◆ Task instructions ◆
Using the records that follow, copy every line containing the word "this".

[Begin Task inputs]

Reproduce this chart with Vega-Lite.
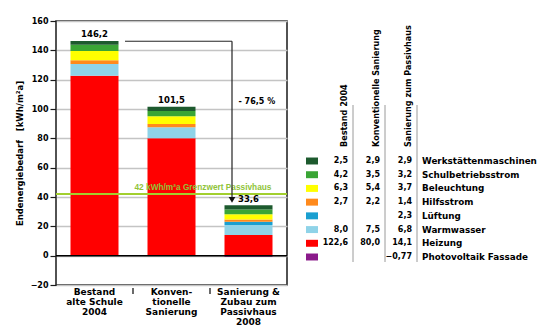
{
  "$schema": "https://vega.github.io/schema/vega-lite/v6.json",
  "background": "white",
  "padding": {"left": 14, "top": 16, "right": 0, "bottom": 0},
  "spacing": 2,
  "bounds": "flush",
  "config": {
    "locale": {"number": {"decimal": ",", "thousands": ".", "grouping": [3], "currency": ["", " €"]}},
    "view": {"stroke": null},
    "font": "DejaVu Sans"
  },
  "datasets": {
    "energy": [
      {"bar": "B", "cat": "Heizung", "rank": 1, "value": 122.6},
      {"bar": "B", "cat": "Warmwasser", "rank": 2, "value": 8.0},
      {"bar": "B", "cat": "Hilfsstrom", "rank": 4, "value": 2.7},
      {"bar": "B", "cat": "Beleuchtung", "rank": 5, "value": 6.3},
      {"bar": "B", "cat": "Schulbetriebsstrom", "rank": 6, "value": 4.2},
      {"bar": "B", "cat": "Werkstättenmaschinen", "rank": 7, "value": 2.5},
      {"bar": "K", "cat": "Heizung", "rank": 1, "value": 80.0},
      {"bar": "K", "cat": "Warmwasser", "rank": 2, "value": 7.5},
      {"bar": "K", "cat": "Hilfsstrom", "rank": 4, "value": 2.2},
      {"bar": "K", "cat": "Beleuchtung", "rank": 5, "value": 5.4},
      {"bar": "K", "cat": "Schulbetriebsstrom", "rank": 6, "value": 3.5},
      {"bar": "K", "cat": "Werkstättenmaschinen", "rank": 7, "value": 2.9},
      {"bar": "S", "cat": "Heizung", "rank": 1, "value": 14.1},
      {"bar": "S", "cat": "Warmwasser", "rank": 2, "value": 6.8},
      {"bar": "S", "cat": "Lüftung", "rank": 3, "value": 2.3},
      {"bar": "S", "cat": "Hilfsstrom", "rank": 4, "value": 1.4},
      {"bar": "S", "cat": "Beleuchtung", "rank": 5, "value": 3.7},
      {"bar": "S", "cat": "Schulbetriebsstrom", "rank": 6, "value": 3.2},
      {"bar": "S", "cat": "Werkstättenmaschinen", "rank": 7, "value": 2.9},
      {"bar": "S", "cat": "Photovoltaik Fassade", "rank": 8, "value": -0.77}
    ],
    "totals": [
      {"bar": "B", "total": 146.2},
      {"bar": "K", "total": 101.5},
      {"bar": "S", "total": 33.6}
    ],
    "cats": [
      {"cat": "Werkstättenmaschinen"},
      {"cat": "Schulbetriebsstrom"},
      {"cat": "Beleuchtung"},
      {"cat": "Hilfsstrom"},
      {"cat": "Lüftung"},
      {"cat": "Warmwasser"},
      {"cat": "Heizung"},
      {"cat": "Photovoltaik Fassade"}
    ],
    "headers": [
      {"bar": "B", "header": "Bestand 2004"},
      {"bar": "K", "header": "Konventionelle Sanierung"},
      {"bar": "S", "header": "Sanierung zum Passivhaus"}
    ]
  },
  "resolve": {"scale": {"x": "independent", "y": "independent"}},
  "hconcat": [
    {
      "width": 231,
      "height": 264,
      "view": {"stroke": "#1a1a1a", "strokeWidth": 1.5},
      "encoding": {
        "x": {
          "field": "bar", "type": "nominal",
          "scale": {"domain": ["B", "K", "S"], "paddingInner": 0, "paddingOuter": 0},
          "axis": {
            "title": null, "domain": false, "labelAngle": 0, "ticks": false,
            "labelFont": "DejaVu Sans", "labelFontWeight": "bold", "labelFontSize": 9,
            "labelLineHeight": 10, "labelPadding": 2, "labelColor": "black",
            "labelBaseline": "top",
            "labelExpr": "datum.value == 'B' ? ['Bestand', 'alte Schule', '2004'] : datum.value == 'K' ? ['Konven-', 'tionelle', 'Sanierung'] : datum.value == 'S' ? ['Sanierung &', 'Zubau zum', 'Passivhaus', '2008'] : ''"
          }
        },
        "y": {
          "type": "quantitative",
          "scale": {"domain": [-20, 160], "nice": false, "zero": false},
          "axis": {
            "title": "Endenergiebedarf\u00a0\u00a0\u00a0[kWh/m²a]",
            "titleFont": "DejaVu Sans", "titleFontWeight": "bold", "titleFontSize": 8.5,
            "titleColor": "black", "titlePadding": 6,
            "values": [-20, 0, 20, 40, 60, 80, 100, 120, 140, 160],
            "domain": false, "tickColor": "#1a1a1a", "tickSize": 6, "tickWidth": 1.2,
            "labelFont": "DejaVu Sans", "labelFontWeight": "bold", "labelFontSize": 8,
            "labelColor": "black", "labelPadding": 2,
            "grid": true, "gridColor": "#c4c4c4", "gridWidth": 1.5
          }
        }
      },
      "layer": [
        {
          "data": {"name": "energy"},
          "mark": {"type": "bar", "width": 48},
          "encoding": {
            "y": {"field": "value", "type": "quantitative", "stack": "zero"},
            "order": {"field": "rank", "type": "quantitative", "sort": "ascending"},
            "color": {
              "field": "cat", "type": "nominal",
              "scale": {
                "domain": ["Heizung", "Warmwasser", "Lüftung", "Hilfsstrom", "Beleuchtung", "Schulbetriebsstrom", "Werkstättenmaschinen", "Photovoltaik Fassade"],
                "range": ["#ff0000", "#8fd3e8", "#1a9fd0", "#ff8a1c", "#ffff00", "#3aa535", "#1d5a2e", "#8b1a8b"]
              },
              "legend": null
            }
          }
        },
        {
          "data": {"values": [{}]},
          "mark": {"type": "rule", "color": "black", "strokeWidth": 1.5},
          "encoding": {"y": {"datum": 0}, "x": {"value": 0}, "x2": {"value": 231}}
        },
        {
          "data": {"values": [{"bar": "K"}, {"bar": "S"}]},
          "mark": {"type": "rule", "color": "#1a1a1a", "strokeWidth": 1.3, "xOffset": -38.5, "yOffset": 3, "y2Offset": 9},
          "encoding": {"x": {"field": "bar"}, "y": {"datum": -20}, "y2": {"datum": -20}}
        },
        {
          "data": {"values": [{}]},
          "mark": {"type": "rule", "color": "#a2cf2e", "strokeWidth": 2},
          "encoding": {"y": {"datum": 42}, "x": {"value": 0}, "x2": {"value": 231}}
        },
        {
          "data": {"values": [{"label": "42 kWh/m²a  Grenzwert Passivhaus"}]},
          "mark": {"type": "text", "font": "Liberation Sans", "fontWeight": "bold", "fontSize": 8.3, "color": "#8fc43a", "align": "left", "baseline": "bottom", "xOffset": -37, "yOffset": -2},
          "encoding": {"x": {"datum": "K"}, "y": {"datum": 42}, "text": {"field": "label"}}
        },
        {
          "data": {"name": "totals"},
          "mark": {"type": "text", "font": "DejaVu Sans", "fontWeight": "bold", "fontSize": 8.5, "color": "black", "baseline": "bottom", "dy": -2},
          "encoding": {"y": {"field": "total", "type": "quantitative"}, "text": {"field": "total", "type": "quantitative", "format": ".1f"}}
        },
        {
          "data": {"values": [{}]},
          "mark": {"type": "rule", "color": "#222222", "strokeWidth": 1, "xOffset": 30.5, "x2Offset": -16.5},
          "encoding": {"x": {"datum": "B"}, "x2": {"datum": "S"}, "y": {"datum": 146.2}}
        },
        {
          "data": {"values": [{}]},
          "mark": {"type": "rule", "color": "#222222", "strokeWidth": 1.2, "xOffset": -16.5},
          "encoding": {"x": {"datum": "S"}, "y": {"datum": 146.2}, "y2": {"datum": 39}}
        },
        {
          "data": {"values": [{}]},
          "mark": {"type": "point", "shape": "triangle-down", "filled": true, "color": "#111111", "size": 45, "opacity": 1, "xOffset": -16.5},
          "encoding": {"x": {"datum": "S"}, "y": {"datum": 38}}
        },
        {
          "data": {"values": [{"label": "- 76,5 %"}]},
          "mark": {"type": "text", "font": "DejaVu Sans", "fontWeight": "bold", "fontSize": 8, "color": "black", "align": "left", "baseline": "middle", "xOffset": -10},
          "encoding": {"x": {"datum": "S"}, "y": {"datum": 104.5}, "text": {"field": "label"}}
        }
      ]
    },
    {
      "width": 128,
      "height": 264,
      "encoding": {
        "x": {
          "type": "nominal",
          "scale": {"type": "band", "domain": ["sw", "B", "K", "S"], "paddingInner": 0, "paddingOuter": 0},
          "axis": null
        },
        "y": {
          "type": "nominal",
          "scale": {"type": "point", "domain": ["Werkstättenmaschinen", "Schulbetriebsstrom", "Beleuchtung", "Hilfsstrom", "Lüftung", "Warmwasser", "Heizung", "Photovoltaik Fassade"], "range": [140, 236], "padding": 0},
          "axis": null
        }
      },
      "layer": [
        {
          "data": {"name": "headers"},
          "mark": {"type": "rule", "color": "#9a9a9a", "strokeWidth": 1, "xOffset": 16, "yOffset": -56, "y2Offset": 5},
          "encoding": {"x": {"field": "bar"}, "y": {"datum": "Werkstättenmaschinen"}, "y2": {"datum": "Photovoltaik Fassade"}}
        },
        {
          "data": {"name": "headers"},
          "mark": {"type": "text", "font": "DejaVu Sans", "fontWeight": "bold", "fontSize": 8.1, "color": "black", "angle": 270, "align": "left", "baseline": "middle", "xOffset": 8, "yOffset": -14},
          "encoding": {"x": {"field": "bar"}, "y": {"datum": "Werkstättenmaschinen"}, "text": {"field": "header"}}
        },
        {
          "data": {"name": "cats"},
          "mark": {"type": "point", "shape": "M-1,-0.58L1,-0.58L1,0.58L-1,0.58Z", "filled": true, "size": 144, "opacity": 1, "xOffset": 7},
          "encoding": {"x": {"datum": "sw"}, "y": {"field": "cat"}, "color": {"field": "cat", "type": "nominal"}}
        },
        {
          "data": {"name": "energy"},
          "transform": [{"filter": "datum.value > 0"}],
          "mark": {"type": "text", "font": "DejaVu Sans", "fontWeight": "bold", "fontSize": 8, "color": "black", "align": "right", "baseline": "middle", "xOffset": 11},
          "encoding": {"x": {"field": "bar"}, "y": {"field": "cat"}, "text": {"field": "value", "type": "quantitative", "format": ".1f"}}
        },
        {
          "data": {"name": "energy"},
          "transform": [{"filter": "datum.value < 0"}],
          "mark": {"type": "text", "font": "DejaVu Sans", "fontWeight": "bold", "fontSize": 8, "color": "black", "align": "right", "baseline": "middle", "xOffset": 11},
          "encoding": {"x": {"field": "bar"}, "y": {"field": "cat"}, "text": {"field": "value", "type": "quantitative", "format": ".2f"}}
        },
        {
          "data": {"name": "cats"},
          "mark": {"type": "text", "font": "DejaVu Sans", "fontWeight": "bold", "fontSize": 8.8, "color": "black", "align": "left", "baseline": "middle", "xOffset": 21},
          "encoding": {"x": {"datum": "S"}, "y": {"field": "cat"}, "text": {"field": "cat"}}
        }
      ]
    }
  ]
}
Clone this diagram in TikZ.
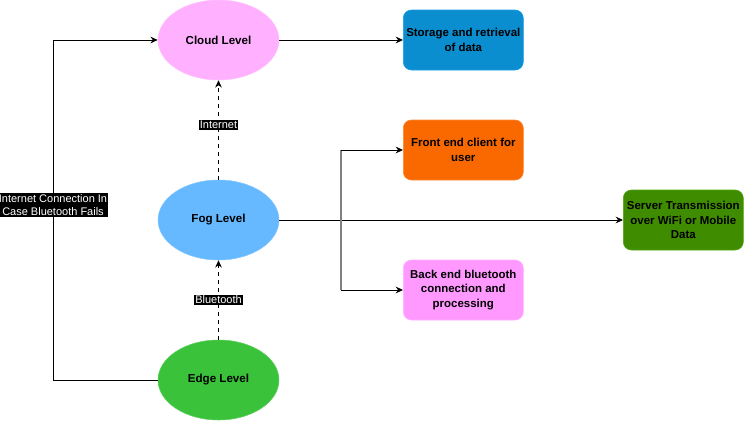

[End Task inputs]

◆ Task result ◆
Reproduce this chart with Vega-Lite.
Clone this diagram in TikZ.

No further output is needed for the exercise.